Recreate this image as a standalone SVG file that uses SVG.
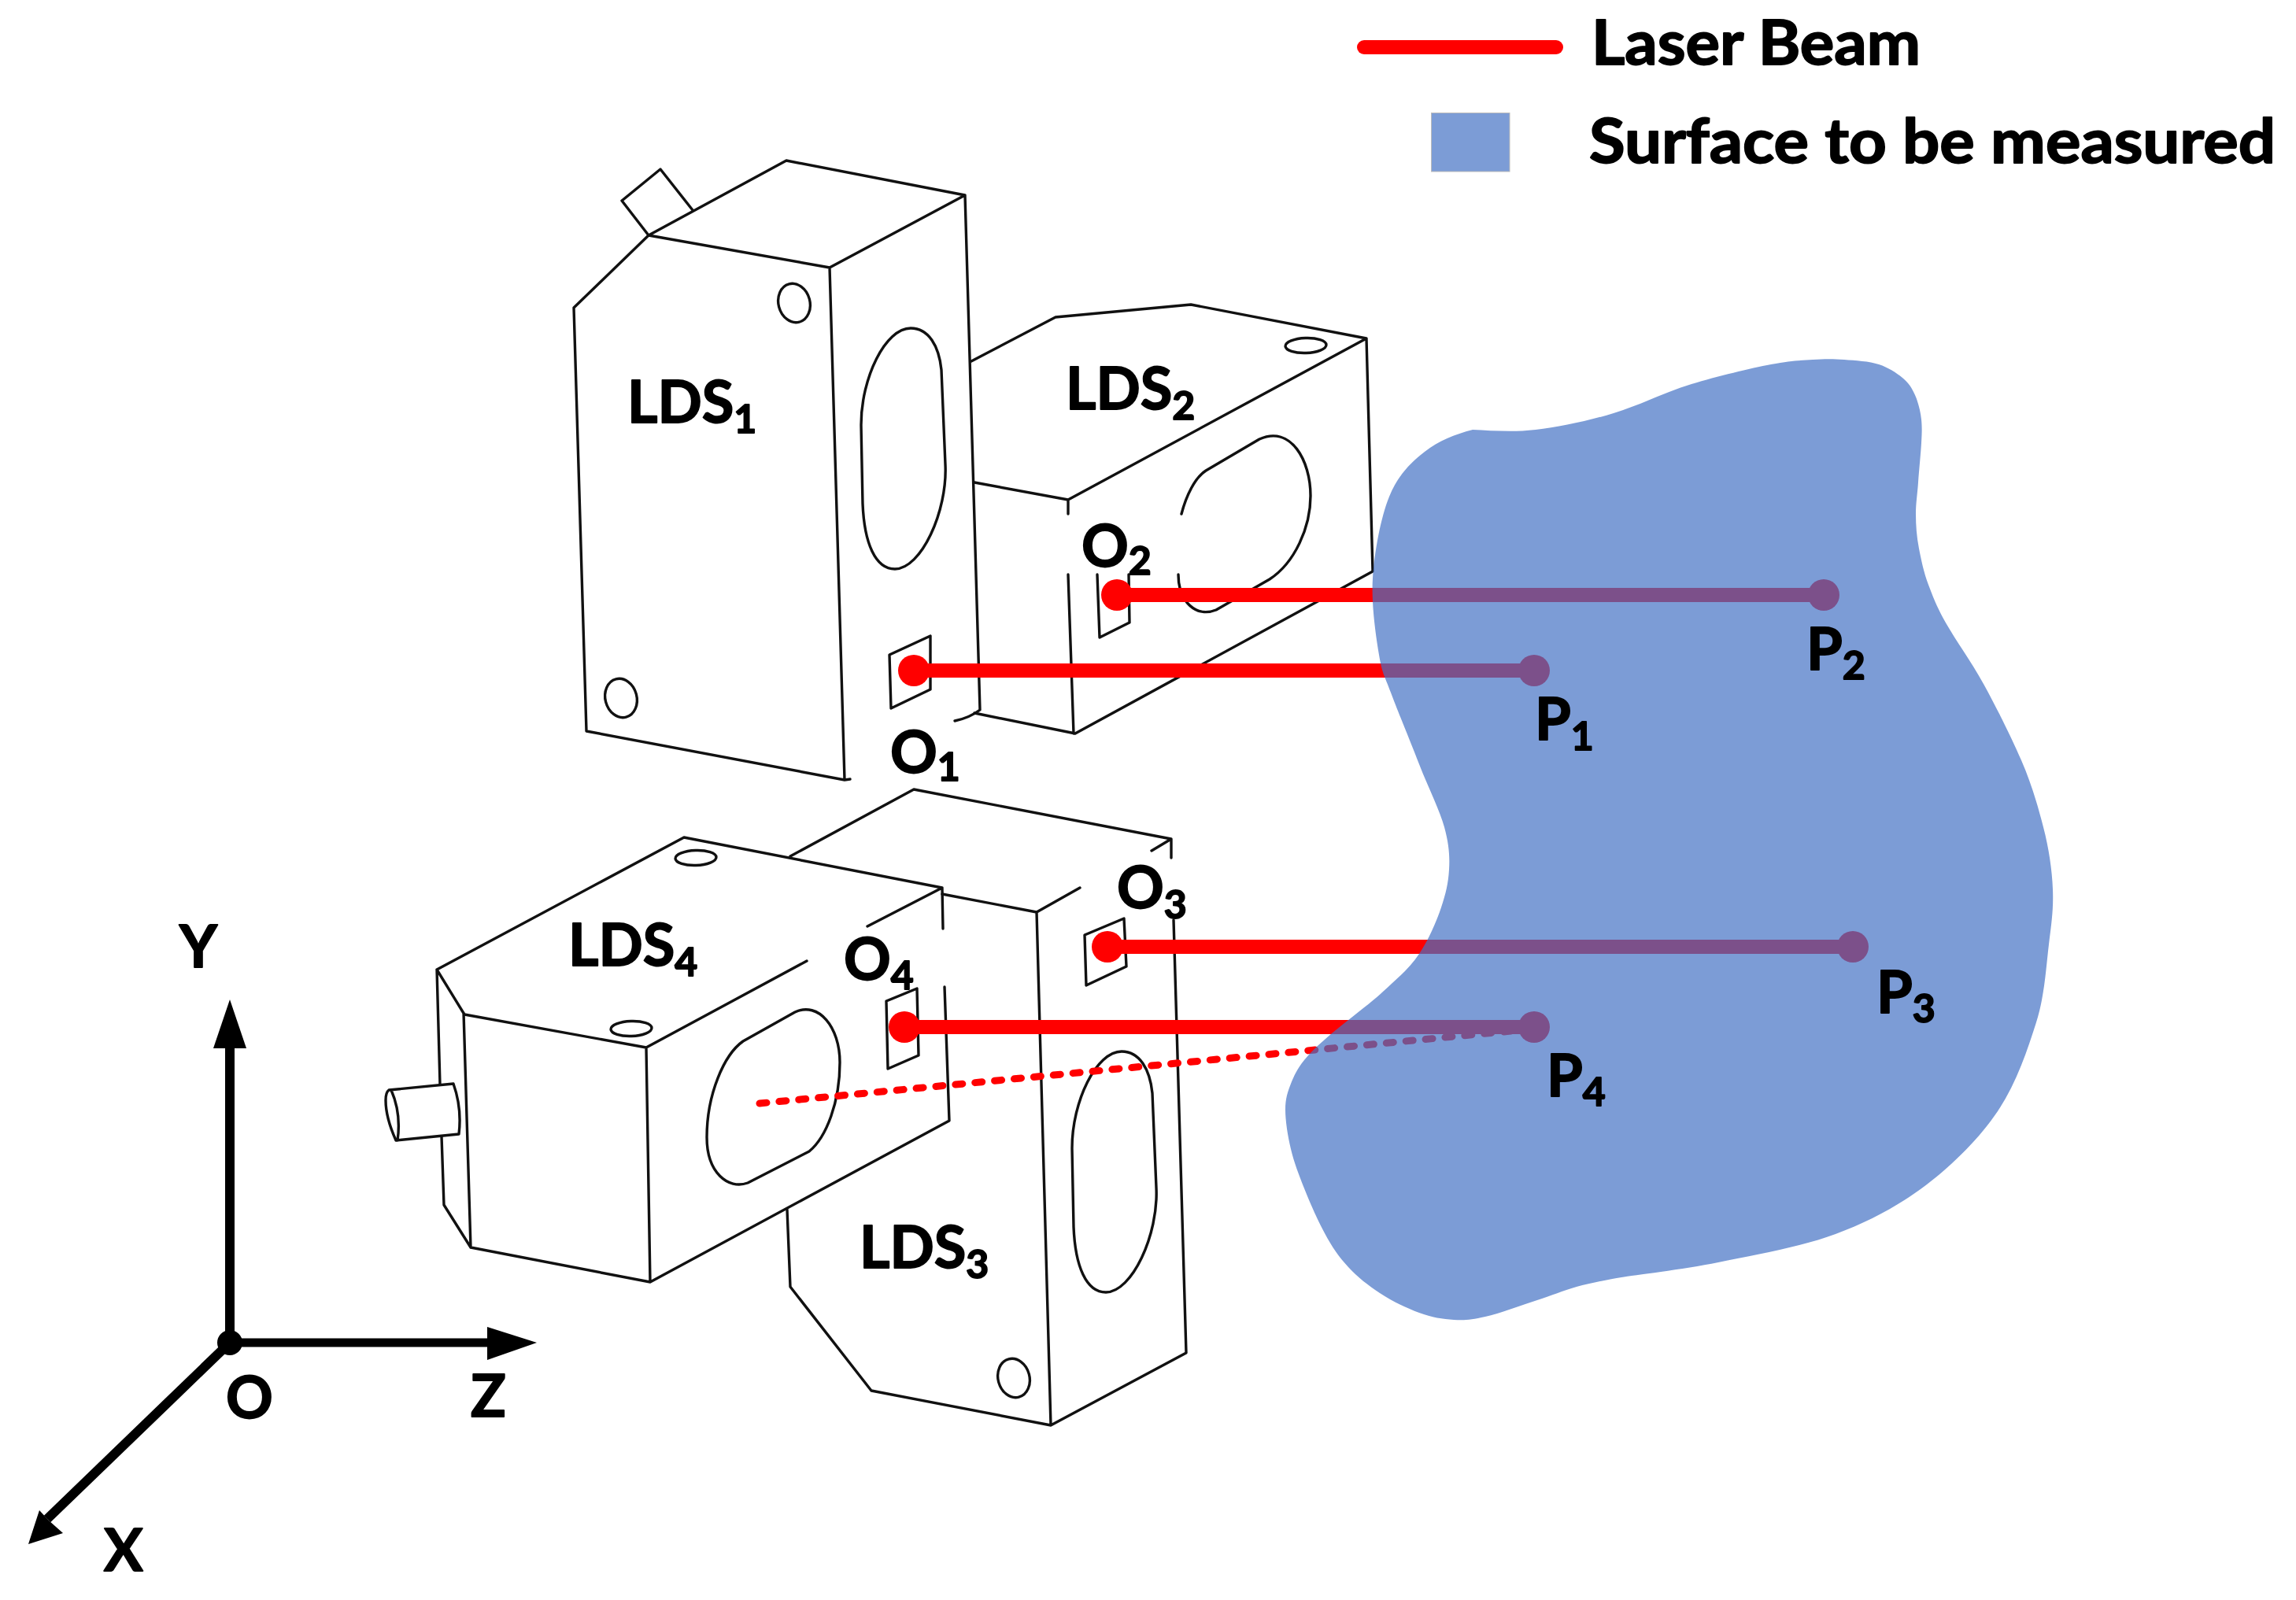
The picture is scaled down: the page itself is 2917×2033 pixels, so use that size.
<svg xmlns="http://www.w3.org/2000/svg" width="2917" height="2033" viewBox="0 0 2917 2033">
<defs>
<path id="slot" d="M1157,417C1180,417 1193,440 1196,470L1201,590C1204,650 1170,723 1137,723C1112,723 1098,690 1096,640L1094,540C1094,480 1125,417 1157,417Z"/>
</defs>
<style>
.l{fill:none;stroke:#111;stroke-width:3.4;stroke-linejoin:round;stroke-linecap:round}
.t{font-family:Lato,"Liberation Sans",sans-serif;font-weight:700;font-size:74px;fill:#000;stroke:#000;stroke-width:1.8;stroke-linejoin:round}
.s{font-size:50px}
.beam{stroke:#f00;stroke-width:18;fill:none}
.dot{fill:#f00}
.ax{stroke:#000;fill:none}
.surf{fill:#4472C4;fill-opacity:.7}
</style>
<rect width="2917" height="2033" fill="#fff"/>
<g id="LDS1">
<path class="l" d="M824,299L999,204L1226,248L1054,340L824,299L729,391L745,929L1073,991L1080,990M1054,340L1073,991M1226,248L1245,902Q1232,912 1213,916"/>
<path class="l" d="M824,299L790,255L839,215L880,267"/>
<ellipse class="l" cx="1009" cy="385" rx="20" ry="25" transform="rotate(-15 1009 385)"/>
<ellipse class="l" cx="789" cy="887" rx="20" ry="25" transform="rotate(-15 789 887)"/>
<use href="#slot" class="l"/>
<path class="l" d="M1130,832L1182,808L1182,876L1132,900Z"/>
<text class="t" x="797" y="537">LDS<tspan class="s" dy="13">1</tspan></text>
</g>
<g id="LDS2">
<path class="l" d="M1234,459L1341,403L1513,387L1736,430L1744,726L1366,932L1238,906M1736,430L1357,635L1238,613M1357,635V653M1357,730L1364,932"/>
<ellipse class="l" cx="1659" cy="439" rx="26" ry="9.5" transform="rotate(-2 1659 439)"/>
<path class="l" d="M1501,653C1507,630 1518,607 1532,598L1600,558C1640,540 1665,585 1665,630C1665,670 1645,715 1613,736L1545,775C1520,785 1497,765 1497,730"/>
<path class="l" d="M1394,730L1397,810L1435,791L1434,730"/>
<text class="t" x="1354" y="520">LDS<tspan class="s" dy="13">2</tspan></text>
</g>
<g id="LDS3">
<path class="l" d="M1004,1088L1161,1003L1488,1066V1090M1488,1066L1463,1081M1197,1136L1317,1159L1372,1128M1317,1159L1335,1811L1507,1719L1491,1169M1335,1811L1107,1767L1004,1635L1000,1537"/>
<ellipse class="l" cx="1288" cy="1751" rx="20" ry="25" transform="rotate(-15 1288 1751)"/>
<use href="#slot" class="l" transform="translate(268 919)"/>
<path class="l" d="M1378,1188L1428,1167L1431,1228L1380,1252Z"/>
<text class="t" x="1092" y="1611">LDS<tspan class="s" dy="13">3</tspan></text>
</g>
<g id="LDS4">
<path class="l" d="M555,1232L869,1064L1197,1128L1102,1177M1025,1221L821,1331L590,1289L555,1232L559,1378M561,1444L564,1531L598,1585L589,1287M598,1585L826,1629L1206,1424L1200,1254M1197,1128L1198,1180M821,1331L826,1629"/>
<path class="l" d="M494,1385L576,1377Q587,1408 583,1441L503,1449Q490,1420 490,1398Q490,1388 494,1385ZM497,1385Q510,1415 505,1449"/>
<ellipse class="l" cx="884" cy="1090" rx="26" ry="9.5" transform="rotate(-2 884 1090)"/>
<ellipse class="l" cx="802" cy="1307" rx="26" ry="9.5" transform="rotate(-2 802 1307)"/>
<path class="l" d="M944,1323L1010,1286C1040,1272 1067,1305 1067,1350C1067,1400 1050,1445 1028,1463L950,1503C925,1512 898,1490 898,1445C898,1390 920,1340 944,1323Z"/>
<path class="l" d="M1126,1272L1165,1256L1167,1341L1128,1358Z"/>
<text class="t" x="722" y="1227">LDS<tspan class="s" dy="13">4</tspan></text>
</g>
<g id="connectors">
<path class="beam" d="M1161,852H1949M1419,756H2317M1407,1203H2354M1149,1305H1949"/>
<path d="M965,1402L1920,1310" fill="none" stroke="#f00" stroke-width="9" stroke-linecap="round" stroke-dasharray="9 16"/>
<circle class="dot" cx="1161" cy="852" r="20"/>
<circle class="dot" cx="1419" cy="756" r="20"/>
<circle class="dot" cx="1407" cy="1203" r="20"/>
<circle class="dot" cx="1149" cy="1305" r="20"/>
<circle class="dot" cx="1949" cy="852" r="20"/>
<circle class="dot" cx="2317" cy="756" r="20"/>
<circle class="dot" cx="2354" cy="1203" r="20"/>
<circle class="dot" cx="1949" cy="1305" r="20"/>
</g>
<g id="surface">
<path class="surf" d="M1871,546C1895,547 1921,549.5 1951,546S2017,535 2050,525S2116,498 2149,488S2224,468 2250,463S2287.5,458 2303,457S2329,456 2343,457S2375,459 2387,463S2409,473.5 2417,480S2429,493 2433,502S2440,523 2441,533S2441.7,550 2441,563S2438,598 2437,613S2434,639 2434,653S2435,682 2438,697S2444,727 2450,743S2461,772 2473,793S2504,840 2520,869S2555,936 2568,966S2589,1024 2596,1051S2607,1105 2608,1130S2606.5,1172 2603,1200S2598,1264 2587,1299S2561,1378 2538,1412S2482,1479 2448,1505S2376,1551.5 2332,1568S2228,1595 2183,1604S2075,1620.5 2060,1623S2021,1630 2003,1635S1972,1646 1953,1652S1905,1669 1887,1673S1861,1678 1847,1677S1819,1674 1803,1668S1768,1653 1753,1643S1725,1623 1713,1610S1692,1584 1683,1567S1664,1528 1657,1510S1644,1477 1640,1460S1633,1424 1633,1410S1636,1387 1640,1377S1648,1358 1657,1347S1675,1327.5 1692,1313S1738.5,1277 1757,1260S1791,1230 1803,1212S1825,1171 1831,1153S1840,1122 1841,1105S1841,1073 1835,1051S1814,999.5 1803,971S1775.5,903 1767,880S1756,856 1752,832S1742,768 1744,735S1754,658 1765,631S1792,588 1810,574S1848,552 1871,546Z"/>
</g>
<g id="labels">
<text class="t" x="1131" y="982">O<tspan class="s" dy="10">1</tspan></text>
<text class="t" x="1374" y="720">O<tspan class="s" dy="10">2</tspan></text>
<text class="t" x="1419" y="1154">O<tspan class="s" dy="13">3</tspan></text>
<text class="t" x="1072" y="1245">O<tspan class="s" dy="12">4</tspan></text>
<text class="t" x="1950" y="940">P<tspan class="s" dy="13">1</tspan></text>
<text class="t" x="2295" y="851">P<tspan class="s" dy="12">2</tspan></text>
<text class="t" x="2384" y="1287">P<tspan class="s" dy="12">3</tspan></text>
<text class="t" x="1965" y="1393">P<tspan class="s" dy="12">4</tspan></text>
</g>
<g id="axes">
<path class="ax" stroke-width="12" d="M292,1706V1325"/>
<path class="ax" stroke-width="11" d="M292,1706H625"/>
<path class="ax" stroke-width="12" d="M292,1706L60,1930"/>
<path d="M292,1270L313,1332H271Z"/>
<path d="M682,1706L619,1728V1686Z"/>
<path d="M36,1962L50,1919L62,1932L80,1948Z"/>
<circle cx="292" cy="1706" r="16"/>
<text class="t" x="228" y="1229">Y</text>
<text class="t" x="287" y="1802">O</text>
<text class="t" x="598" y="1800">Z</text>
<text class="t" x="132" y="1996">X</text>
</g>
<g id="legend">
<line x1="1733" y1="60" x2="1977" y2="60" stroke="#f00" stroke-width="18" stroke-linecap="round"/>
<rect class="surf" x="1818.5" y="143.5" width="99.5" height="74.5" stroke="#bbb" stroke-width="1"/>
<text class="t" x="2022" y="82" style="font-size:78px" textLength="418" lengthAdjust="spacingAndGlyphs">Laser Beam</text>
<text class="t" x="2019" y="207" style="font-size:78px" textLength="872" lengthAdjust="spacingAndGlyphs">Surface to be measured</text>
</g>
</svg>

» AIM
Each line that has the word "size" counts once. How many such lines are in the data? Give the number alone.

» ANSWER TO THIS TASK
5